Reproduce the listing exactly, with no pictures in your copy.

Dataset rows

###

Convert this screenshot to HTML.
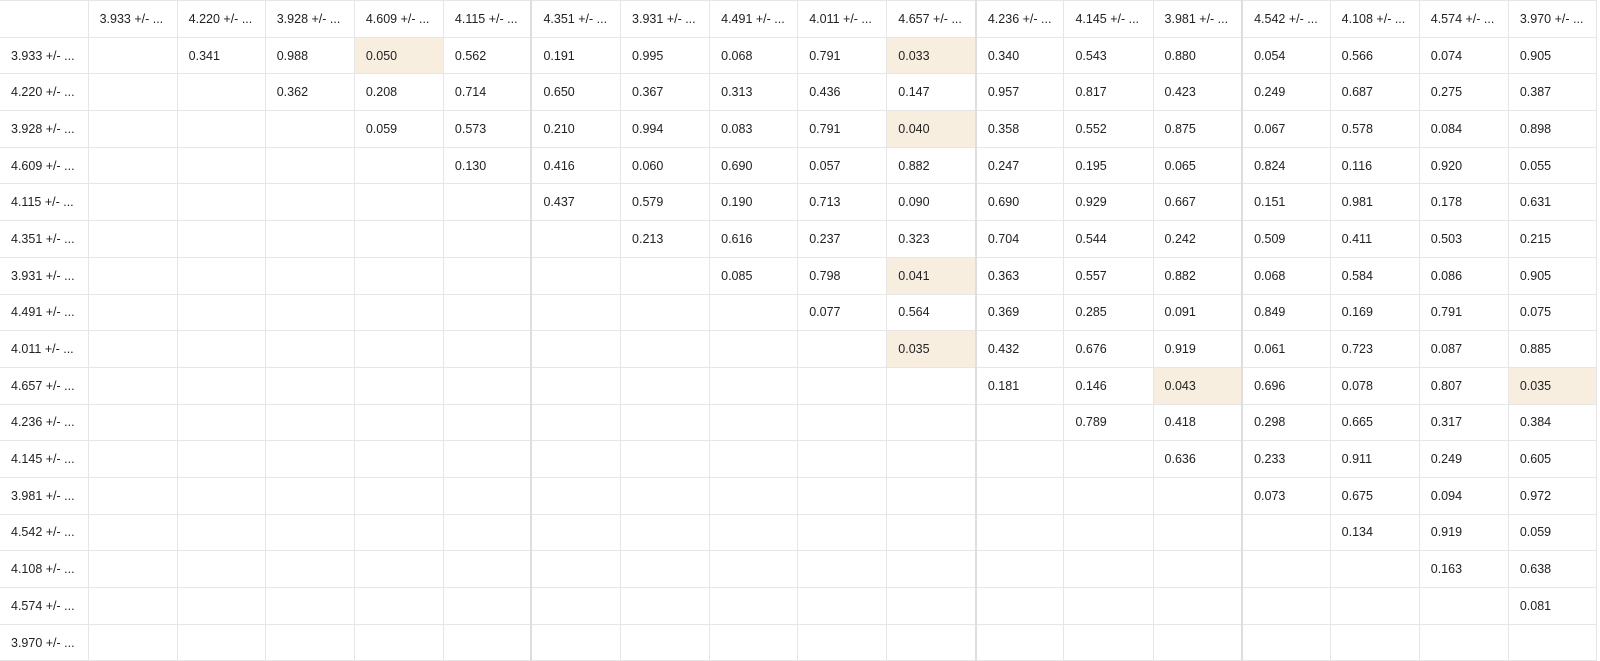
<!DOCTYPE html>
<html><head><meta charset="utf-8">
<style>
body{margin:0;background:#fff;width:1600px;height:658px;overflow:hidden;font-family:"Liberation Sans",Arial,sans-serif;}
table{border-collapse:collapse;table-layout:fixed;position:absolute;left:0;top:0;width:1597px;border-top:1px solid #d8d8d8;}
tr{height:36.7px}
td,th{height:36.7px;border:1px solid #e6e6e6;font-size:12.5px;font-weight:normal;color:#222;text-align:left;padding:0 0 0 11px;white-space:nowrap;overflow:hidden;box-sizing:border-box;}
tr:first-child th{border-top:none}
th:first-child,td:first-child{border-left:none}
.sep{border-left:2px solid #dedede}
.hl{background:#f8eee0}
</style></head><body>
<table id="t"></table>
<script>
const labels=["3.933","4.220","3.928","4.609","4.115","4.351","3.931","4.491","4.011","4.657","4.236","4.145","3.981","4.542","4.108","4.574","3.970"];
const r0=[0.341,0.988,0.050,0.562,0.191,0.995,0.068,0.791,0.033,0.340,0.543,0.880,0.054,0.566,0.074,0.905];
const r1=[0.362,0.208,0.714,0.650,0.367,0.313,0.436,0.147,0.957,0.817,0.423,0.249,0.687,0.275,0.387];
const r2=[0.059,0.573,0.210,0.994,0.083,0.791,0.040,0.358,0.552,0.875,0.067,0.578,0.084,0.898];
const r3=[0.130,0.416,0.060,0.690,0.057,0.882,0.247,0.195,0.065,0.824,0.116,0.920,0.055];
const r4=[0.437,0.579,0.190,0.713,0.090,0.690,0.929,0.667,0.151,0.981,0.178,0.631];
const r5=[0.213,0.616,0.237,0.323,0.704,0.544,0.242,0.509,0.411,0.503,0.215];
const r6=[0.085,0.798,0.041,0.363,0.557,0.882,0.068,0.584,0.086,0.905];
const r7=[0.077,0.564,0.369,0.285,0.091,0.849,0.169,0.791,0.075];
const r8=[0.035,0.432,0.676,0.919,0.061,0.723,0.087,0.885];
const r9=[0.181,0.146,0.043,0.696,0.078,0.807,0.035];
const r10=[0.789,0.418,0.298,0.665,0.317,0.384];
const r11=[0.636,0.233,0.911,0.249,0.605];
const r12=[0.073,0.675,0.094,0.972];
const r13=[0.134,0.919,0.059];
const r14=[0.163,0.638];
const r15=[0.081];
const r16=[];
const rows=[r0,r1,r2,r3,r4,r5,r6,r7,r8,r9,r10,r11,r12,r13,r14,r15,r16];
const widths=[88,89,88,89,89,88,89,89,88,89,89,88,89,89,88,89,89,88];
const seps=[6,11,14];
const t=document.getElementById('t');
const cg=document.createElement('colgroup');
widths.forEach(w=>{const c=document.createElement('col');c.style.width=w+'px';cg.appendChild(c);});
t.appendChild(cg);
const hr=document.createElement('tr');


const corner=document.createElement('th');


hr.appendChild(corner);
labels.forEach((l,j)=>{const th=document.createElement('th');th.textContent=l+' +/- ...';


if(seps.includes(j+1))th.className='sep';hr.appendChild(th);});
t.appendChild(hr);
rows.forEach((r,i)=>{const tr=document.createElement('tr');


const th=document.createElement('td');th.textContent=labels[i]+' +/- ...';


tr.appendChild(th);
for(let j=0;j<labels.length;j++){const td=document.createElement('td');


const k=j-i-1;let cls=[];if(seps.includes(j+1))cls.push('sep');
if(k>=0&&k<r.length){td.textContent=r[k].toFixed(3);if(r[k]<=0.05)cls.push('hl');}
td.className=cls.join(' ');tr.appendChild(td);}
t.appendChild(tr);});
</script>
</body></html>
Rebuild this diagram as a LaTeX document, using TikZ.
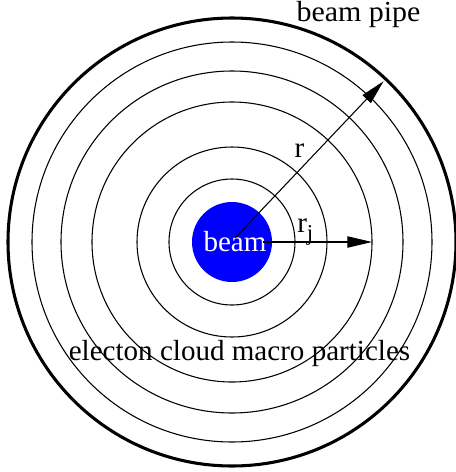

###

* **RESULT**:
Convert this screenshot to HTML.
<!DOCTYPE html>
<html><head><meta charset="utf-8">
<style>
body{margin:0;background:#fff;width:1600px;height:658px;overflow:hidden;font-family:"Liberation Sans",Arial,sans-serif;}
table{border-collapse:collapse;table-layout:fixed;position:absolute;left:0;top:0;width:1597px;border-top:1px solid #d8d8d8;}
tr{height:36.7px}
td,th{height:36.7px;border:1px solid #e6e6e6;font-size:12.5px;font-weight:normal;color:#222;text-align:left;padding:0 0 0 11px;white-space:nowrap;overflow:hidden;box-sizing:border-box;}
tr:first-child th{border-top:none}
th:first-child,td:first-child{border-left:none}
.sep{border-left:2px solid #dedede}
.hl{background:#f8eee0}
</style></head><body>
<table id="t"></table>
<script>
const labels=["3.933","4.220","3.928","4.609","4.115","4.351","3.931","4.491","4.011","4.657","4.236","4.145","3.981","4.542","4.108","4.574","3.970"];
const r0=[0.341,0.988,0.050,0.562,0.191,0.995,0.068,0.791,0.033,0.340,0.543,0.880,0.054,0.566,0.074,0.905];
const r1=[0.362,0.208,0.714,0.650,0.367,0.313,0.436,0.147,0.957,0.817,0.423,0.249,0.687,0.275,0.387];
const r2=[0.059,0.573,0.210,0.994,0.083,0.791,0.040,0.358,0.552,0.875,0.067,0.578,0.084,0.898];
const r3=[0.130,0.416,0.060,0.690,0.057,0.882,0.247,0.195,0.065,0.824,0.116,0.920,0.055];
const r4=[0.437,0.579,0.190,0.713,0.090,0.690,0.929,0.667,0.151,0.981,0.178,0.631];
const r5=[0.213,0.616,0.237,0.323,0.704,0.544,0.242,0.509,0.411,0.503,0.215];
const r6=[0.085,0.798,0.041,0.363,0.557,0.882,0.068,0.584,0.086,0.905];
const r7=[0.077,0.564,0.369,0.285,0.091,0.849,0.169,0.791,0.075];
const r8=[0.035,0.432,0.676,0.919,0.061,0.723,0.087,0.885];
const r9=[0.181,0.146,0.043,0.696,0.078,0.807,0.035];
const r10=[0.789,0.418,0.298,0.665,0.317,0.384];
const r11=[0.636,0.233,0.911,0.249,0.605];
const r12=[0.073,0.675,0.094,0.972];
const r13=[0.134,0.919,0.059];
const r14=[0.163,0.638];
const r15=[0.081];
const r16=[];
const rows=[r0,r1,r2,r3,r4,r5,r6,r7,r8,r9,r10,r11,r12,r13,r14,r15,r16];
const widths=[88,89,88,89,89,88,89,89,88,89,89,88,89,89,88,89,89,88];
const seps=[6,11,14];
const t=document.getElementById('t');
const cg=document.createElement('colgroup');
widths.forEach(w=>{const c=document.createElement('col');c.style.width=w+'px';cg.appendChild(c);});
t.appendChild(cg);
const hr=document.createElement('tr');


const corner=document.createElement('th');


hr.appendChild(corner);
labels.forEach((l,j)=>{const th=document.createElement('th');th.textContent=l+' +/- ...';


if(seps.includes(j+1))th.className='sep';hr.appendChild(th);});
t.appendChild(hr);
rows.forEach((r,i)=>{const tr=document.createElement('tr');


const th=document.createElement('td');th.textContent=labels[i]+' +/- ...';


tr.appendChild(th);
for(let j=0;j<labels.length;j++){const td=document.createElement('td');


const k=j-i-1;let cls=[];if(seps.includes(j+1))cls.push('sep');
if(k>=0&&k<r.length){td.textContent=r[k].toFixed(3);if(r[k]<=0.05)cls.push('hl');}
td.className=cls.join(' ');tr.appendChild(td);}
t.appendChild(tr);});
</script>
</body></html>
Rebuild this diagram as a LaTeX document, using TikZ.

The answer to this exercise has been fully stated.